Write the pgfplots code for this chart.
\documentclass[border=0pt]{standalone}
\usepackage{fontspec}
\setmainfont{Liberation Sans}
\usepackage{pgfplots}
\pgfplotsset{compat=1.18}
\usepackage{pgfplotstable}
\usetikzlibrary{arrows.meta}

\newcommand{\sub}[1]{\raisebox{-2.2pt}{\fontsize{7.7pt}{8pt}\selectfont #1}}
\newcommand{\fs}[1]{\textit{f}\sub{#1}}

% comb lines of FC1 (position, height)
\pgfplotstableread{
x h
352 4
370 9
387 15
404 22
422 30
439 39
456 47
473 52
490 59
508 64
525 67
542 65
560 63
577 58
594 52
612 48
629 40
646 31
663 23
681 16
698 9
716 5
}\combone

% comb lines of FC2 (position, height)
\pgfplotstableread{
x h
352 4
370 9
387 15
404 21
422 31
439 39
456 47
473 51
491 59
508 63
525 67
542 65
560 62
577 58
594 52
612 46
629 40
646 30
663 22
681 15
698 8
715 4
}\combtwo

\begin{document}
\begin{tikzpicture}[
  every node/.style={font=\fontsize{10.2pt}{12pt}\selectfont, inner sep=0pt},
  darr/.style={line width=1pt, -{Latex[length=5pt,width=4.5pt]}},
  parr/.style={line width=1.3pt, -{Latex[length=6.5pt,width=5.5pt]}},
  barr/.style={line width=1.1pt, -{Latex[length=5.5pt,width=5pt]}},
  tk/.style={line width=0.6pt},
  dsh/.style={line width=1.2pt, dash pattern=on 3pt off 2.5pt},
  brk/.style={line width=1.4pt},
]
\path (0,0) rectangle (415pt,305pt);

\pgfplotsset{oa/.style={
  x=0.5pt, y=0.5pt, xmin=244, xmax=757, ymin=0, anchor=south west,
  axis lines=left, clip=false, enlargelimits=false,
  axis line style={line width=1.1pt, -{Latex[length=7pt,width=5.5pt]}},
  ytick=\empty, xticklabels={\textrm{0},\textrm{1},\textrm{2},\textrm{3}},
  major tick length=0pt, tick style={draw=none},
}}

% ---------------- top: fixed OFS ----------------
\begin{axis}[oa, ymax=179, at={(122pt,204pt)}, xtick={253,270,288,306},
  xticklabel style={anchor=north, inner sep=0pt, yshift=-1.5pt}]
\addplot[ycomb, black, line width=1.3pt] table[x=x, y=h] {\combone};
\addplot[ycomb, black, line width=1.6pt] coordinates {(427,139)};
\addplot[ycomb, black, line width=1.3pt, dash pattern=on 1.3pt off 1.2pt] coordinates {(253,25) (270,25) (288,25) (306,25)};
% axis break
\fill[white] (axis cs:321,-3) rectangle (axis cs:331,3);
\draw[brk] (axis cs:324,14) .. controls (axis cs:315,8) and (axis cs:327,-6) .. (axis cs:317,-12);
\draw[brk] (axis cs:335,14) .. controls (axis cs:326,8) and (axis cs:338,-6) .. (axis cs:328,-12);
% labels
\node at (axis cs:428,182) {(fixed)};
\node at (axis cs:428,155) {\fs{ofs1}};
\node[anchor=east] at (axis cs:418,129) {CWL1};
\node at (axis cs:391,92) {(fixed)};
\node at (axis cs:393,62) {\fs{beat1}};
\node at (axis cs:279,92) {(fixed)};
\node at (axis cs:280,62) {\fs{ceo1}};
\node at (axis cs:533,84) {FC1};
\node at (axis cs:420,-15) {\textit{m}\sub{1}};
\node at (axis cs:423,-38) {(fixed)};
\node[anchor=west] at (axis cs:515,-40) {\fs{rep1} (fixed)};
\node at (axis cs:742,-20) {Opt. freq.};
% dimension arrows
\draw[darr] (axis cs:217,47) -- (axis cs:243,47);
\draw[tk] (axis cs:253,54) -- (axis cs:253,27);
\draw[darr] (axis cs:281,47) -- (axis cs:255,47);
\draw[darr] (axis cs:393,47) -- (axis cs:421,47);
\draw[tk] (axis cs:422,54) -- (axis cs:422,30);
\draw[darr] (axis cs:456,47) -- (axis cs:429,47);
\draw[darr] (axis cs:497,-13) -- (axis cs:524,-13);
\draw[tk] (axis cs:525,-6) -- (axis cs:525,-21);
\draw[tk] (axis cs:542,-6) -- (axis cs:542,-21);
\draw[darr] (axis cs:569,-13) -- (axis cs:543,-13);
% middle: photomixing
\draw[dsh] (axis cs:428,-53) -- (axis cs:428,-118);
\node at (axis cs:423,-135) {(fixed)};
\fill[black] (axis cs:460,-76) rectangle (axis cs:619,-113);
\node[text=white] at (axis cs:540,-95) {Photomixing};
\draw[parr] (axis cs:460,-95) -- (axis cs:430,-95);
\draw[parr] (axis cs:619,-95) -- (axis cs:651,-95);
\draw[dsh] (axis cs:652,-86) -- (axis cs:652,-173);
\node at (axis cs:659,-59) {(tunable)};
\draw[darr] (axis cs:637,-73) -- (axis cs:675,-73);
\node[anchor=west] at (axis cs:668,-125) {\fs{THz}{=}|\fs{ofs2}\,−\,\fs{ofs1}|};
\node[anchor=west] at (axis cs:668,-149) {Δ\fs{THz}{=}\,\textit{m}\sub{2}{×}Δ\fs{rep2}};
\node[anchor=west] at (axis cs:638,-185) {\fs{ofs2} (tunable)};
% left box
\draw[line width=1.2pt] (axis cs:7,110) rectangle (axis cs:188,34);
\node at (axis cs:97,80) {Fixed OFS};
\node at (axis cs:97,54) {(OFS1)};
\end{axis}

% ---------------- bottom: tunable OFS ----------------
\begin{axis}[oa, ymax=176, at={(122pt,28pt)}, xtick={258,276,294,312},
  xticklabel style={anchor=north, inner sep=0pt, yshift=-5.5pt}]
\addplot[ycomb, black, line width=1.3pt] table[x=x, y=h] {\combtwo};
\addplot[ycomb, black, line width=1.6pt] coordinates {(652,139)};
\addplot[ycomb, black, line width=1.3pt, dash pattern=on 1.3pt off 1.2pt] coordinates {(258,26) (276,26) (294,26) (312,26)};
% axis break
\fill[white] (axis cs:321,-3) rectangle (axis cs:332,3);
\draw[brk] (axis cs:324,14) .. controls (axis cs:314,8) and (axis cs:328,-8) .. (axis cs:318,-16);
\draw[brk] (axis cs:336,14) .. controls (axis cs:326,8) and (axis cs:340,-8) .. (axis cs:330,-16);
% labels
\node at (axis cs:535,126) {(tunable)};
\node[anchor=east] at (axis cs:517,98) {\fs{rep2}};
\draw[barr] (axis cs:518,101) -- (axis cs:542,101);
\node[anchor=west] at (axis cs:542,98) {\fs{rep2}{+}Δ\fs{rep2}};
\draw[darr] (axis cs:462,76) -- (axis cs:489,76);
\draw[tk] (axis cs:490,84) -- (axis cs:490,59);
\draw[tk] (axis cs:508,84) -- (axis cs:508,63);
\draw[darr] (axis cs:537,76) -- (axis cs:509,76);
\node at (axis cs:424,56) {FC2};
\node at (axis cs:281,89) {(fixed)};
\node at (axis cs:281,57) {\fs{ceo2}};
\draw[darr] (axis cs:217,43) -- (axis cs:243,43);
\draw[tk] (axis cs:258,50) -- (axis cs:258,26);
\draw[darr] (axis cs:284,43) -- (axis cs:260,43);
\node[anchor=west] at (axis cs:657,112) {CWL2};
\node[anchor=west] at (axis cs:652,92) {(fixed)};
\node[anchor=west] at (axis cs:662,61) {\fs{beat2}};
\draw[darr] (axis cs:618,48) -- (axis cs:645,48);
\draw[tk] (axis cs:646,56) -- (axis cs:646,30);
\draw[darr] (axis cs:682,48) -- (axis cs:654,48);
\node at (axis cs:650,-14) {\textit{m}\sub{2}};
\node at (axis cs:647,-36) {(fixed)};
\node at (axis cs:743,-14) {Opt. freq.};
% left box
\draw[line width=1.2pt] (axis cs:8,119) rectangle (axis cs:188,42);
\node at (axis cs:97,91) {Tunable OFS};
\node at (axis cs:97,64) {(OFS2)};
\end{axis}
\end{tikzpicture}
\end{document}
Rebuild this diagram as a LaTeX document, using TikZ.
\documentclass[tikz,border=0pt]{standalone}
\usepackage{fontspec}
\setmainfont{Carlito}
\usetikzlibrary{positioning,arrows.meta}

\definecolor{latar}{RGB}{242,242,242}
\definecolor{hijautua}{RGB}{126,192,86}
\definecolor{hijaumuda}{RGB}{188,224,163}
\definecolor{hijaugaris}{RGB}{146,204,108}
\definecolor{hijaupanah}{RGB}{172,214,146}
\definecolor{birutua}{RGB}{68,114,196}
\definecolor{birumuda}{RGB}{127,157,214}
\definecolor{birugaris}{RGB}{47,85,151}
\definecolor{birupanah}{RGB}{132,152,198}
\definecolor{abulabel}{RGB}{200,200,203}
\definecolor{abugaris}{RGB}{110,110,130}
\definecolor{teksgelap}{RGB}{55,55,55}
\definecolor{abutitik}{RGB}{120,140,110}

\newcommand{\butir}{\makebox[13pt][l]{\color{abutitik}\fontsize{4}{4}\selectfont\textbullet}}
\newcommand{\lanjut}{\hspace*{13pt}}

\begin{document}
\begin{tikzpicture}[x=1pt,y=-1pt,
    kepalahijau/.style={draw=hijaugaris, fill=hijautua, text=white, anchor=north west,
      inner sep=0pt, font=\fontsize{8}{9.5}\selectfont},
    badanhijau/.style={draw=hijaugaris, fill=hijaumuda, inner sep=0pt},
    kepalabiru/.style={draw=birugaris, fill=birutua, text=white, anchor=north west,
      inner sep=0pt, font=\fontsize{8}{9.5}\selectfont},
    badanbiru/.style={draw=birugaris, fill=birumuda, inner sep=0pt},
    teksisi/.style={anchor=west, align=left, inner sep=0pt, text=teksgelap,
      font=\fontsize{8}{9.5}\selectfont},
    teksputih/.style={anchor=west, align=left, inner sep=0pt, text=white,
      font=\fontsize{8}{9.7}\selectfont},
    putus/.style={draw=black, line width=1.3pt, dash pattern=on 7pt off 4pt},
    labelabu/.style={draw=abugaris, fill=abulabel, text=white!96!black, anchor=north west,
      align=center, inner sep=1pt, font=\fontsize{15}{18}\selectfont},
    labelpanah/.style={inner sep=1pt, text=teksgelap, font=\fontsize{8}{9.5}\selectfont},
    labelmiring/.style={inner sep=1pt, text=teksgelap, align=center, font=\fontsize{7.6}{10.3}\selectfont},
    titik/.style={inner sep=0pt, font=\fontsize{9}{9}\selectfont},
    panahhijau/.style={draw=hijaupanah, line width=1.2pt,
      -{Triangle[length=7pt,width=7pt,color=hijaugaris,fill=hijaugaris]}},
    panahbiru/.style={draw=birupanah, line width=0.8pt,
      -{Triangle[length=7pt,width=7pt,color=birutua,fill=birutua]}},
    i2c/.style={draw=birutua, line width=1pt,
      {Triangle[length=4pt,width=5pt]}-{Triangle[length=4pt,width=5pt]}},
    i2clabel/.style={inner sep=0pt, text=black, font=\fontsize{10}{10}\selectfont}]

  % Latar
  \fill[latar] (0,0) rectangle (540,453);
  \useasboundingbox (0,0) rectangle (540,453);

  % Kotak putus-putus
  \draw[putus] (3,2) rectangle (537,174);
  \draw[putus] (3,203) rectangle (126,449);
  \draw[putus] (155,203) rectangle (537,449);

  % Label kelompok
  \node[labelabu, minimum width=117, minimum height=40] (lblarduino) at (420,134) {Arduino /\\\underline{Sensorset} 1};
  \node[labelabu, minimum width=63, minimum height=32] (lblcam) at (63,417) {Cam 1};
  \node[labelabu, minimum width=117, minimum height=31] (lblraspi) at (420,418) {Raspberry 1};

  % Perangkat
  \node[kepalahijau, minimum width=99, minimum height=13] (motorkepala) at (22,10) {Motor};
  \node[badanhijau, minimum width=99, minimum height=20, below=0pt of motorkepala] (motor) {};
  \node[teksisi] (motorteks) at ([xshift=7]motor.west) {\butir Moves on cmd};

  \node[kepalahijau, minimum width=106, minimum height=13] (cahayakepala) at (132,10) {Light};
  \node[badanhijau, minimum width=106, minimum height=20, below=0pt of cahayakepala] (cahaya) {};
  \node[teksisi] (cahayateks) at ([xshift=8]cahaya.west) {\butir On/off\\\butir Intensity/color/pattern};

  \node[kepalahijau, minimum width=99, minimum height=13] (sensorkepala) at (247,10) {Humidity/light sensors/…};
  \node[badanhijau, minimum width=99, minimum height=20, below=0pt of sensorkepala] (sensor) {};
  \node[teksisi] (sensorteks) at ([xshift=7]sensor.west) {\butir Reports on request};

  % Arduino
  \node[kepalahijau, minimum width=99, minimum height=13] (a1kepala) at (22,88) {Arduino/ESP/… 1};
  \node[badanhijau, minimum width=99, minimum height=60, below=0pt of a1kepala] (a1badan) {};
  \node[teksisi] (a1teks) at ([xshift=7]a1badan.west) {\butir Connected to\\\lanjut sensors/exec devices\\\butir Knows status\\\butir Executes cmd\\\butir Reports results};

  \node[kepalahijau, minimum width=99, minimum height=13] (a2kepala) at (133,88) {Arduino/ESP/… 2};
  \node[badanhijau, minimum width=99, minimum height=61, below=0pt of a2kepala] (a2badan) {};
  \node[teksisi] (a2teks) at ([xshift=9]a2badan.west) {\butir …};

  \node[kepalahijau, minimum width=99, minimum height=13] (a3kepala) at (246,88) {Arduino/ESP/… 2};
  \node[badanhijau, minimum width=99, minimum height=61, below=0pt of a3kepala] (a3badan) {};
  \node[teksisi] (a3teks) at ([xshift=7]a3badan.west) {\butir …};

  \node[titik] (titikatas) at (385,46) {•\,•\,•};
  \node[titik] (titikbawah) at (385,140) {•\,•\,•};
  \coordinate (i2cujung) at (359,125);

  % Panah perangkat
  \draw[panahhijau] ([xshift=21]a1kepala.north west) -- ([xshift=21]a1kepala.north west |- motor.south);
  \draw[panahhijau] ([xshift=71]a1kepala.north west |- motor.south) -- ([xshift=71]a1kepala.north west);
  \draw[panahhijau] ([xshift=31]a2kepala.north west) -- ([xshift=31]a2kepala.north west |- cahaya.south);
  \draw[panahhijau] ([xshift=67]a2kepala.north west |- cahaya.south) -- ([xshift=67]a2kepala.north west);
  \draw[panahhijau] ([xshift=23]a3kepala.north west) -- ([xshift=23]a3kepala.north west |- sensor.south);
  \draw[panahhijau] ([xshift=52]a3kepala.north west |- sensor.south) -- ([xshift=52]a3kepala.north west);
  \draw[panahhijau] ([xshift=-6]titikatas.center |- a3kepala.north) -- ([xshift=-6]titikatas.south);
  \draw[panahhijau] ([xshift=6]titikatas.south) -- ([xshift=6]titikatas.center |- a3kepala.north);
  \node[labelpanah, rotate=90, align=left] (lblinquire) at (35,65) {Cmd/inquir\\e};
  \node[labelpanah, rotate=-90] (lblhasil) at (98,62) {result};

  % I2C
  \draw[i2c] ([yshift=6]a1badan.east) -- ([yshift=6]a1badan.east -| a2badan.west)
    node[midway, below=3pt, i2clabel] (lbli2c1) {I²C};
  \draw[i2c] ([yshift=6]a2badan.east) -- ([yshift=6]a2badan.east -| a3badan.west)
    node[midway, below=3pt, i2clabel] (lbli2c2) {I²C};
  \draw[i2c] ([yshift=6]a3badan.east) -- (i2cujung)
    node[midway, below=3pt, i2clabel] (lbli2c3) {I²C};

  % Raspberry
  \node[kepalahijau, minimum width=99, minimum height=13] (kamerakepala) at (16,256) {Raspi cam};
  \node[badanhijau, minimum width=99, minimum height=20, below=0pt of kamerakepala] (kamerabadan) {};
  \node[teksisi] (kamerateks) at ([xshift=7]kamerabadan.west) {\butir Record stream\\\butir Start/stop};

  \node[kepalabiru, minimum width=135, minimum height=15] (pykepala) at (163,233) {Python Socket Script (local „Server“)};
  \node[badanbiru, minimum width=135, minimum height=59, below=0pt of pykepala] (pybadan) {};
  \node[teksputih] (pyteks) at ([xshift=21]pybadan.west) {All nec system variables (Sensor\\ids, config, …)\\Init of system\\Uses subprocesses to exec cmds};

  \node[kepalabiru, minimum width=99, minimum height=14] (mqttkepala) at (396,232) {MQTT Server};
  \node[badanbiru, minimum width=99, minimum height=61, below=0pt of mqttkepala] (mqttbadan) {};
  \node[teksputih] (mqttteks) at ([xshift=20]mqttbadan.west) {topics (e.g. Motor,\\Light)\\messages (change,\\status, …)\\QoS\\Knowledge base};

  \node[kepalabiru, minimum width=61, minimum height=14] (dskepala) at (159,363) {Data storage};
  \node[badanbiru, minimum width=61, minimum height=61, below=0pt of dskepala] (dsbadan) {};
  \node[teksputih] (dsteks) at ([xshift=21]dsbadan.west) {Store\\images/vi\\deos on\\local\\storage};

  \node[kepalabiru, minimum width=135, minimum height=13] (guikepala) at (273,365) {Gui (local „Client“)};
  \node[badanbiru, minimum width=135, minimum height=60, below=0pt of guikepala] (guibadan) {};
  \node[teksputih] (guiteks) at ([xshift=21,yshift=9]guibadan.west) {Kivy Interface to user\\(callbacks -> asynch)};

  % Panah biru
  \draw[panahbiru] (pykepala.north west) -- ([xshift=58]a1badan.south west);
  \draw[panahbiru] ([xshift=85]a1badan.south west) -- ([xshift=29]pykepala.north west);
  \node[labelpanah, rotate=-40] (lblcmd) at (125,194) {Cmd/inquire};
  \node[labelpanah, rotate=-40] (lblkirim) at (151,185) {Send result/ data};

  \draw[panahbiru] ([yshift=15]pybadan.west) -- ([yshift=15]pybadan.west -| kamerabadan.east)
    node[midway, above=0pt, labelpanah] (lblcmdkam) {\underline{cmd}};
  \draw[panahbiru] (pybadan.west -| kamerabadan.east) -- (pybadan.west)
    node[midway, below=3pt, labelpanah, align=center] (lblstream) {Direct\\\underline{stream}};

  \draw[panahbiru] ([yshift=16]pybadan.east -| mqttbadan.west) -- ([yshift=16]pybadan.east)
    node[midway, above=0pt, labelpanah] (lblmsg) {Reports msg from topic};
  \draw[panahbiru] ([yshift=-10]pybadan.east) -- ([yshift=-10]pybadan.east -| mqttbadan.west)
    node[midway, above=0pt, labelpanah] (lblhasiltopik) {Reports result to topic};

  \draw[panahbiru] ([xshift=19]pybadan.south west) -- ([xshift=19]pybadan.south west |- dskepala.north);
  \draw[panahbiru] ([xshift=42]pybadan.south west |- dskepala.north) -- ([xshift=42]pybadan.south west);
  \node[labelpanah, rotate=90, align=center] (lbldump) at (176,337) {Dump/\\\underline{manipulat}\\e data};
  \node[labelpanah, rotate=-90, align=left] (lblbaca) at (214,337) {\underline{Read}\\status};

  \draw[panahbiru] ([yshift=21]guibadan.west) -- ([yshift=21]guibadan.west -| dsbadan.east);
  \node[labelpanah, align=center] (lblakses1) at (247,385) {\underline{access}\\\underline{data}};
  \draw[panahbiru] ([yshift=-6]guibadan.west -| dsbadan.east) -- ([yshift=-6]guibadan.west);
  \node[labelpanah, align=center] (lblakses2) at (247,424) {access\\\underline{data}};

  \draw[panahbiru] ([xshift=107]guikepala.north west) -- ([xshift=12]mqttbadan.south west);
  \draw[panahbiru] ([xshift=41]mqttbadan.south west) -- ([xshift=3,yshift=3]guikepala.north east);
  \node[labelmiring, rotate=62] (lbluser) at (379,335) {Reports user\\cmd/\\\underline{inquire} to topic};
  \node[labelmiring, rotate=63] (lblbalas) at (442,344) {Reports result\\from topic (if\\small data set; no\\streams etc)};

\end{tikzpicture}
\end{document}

◆ GIVEN REQUEST: Search the listing for the word "this". Copy every line in which it occurs.

◆ SOLUTION:
Write the pgfplots code for this chart.
Rebuild this diagram as a LaTeX document, using TikZ.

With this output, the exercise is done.